Tel: +1-254–724-2489 or +1-254-724-6267
Fax: +1-254–724-8276 or +1-254-742-7181
e-mail: tpatel@medicine.tamhsc.edu

Abstract

Abstract: Background/aims: Despite the global increase in the incidence of intrahepatic cholangiocarcinoma, regional variations occur. To assess the potential contribution of racial/ethnic factors, we assessed the epidemiology of these cancers in different racial and ethnic groups in the United States.

Methods: Disease prevalence, mortality and survival rates for different racial and ethnic groups were obtained from the surveillance, epidemiology and end results survey database.

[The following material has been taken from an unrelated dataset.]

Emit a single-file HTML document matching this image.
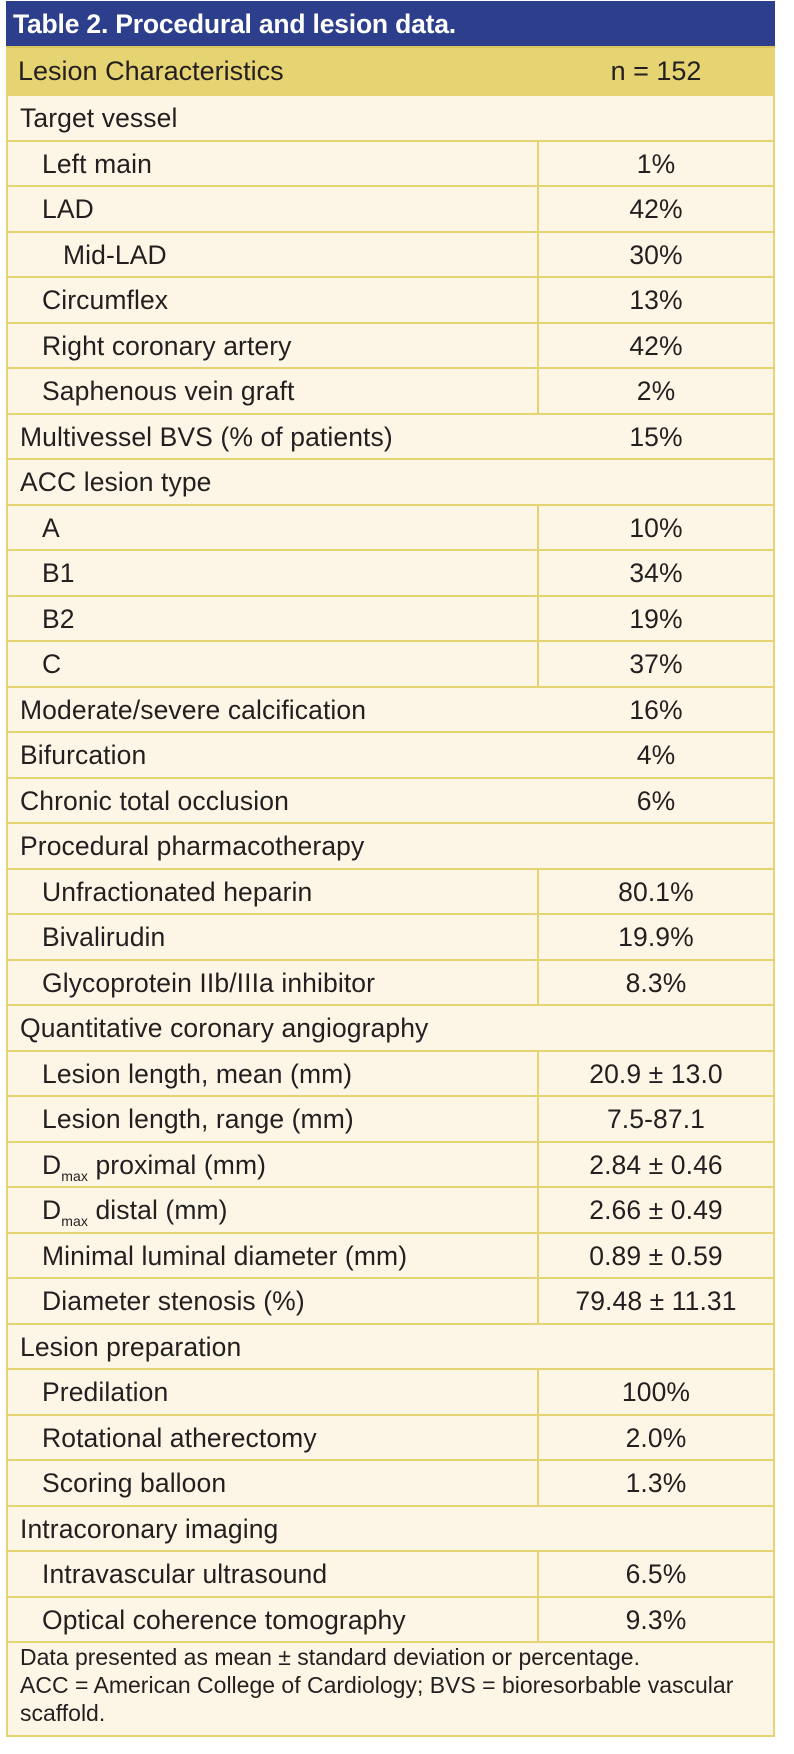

Results: The age-adjusted prevalence was highest for Hispanics (1.22 per 100 000) and lowest for Blacks (0.3 per 100 000). Age-adjusted mortality rates were higher for American Indian/Alaska Natives and Asian/Pacific Islanders compared with other groups. However, mortality rates increased by greater than 3.5% annual for all racial or ethnic groups except for American Indian/Pacific Islanders in whom mortality rates decreased by 0.2% annually. The increase in mortality rates was greatest for Hispanic women aged between 40 and 49 years. Prevalence and survival were significantly higher in Hispanic women in contrast to gender differences observed in other groups.

Conclusions: Significant racial and ethnic variations occur in the epidemiology of intrahepatic cholangiocarcinoma within geographically defined regions in the United States These may reflect genetic, socioeconomic or cultural predispositions to cancer.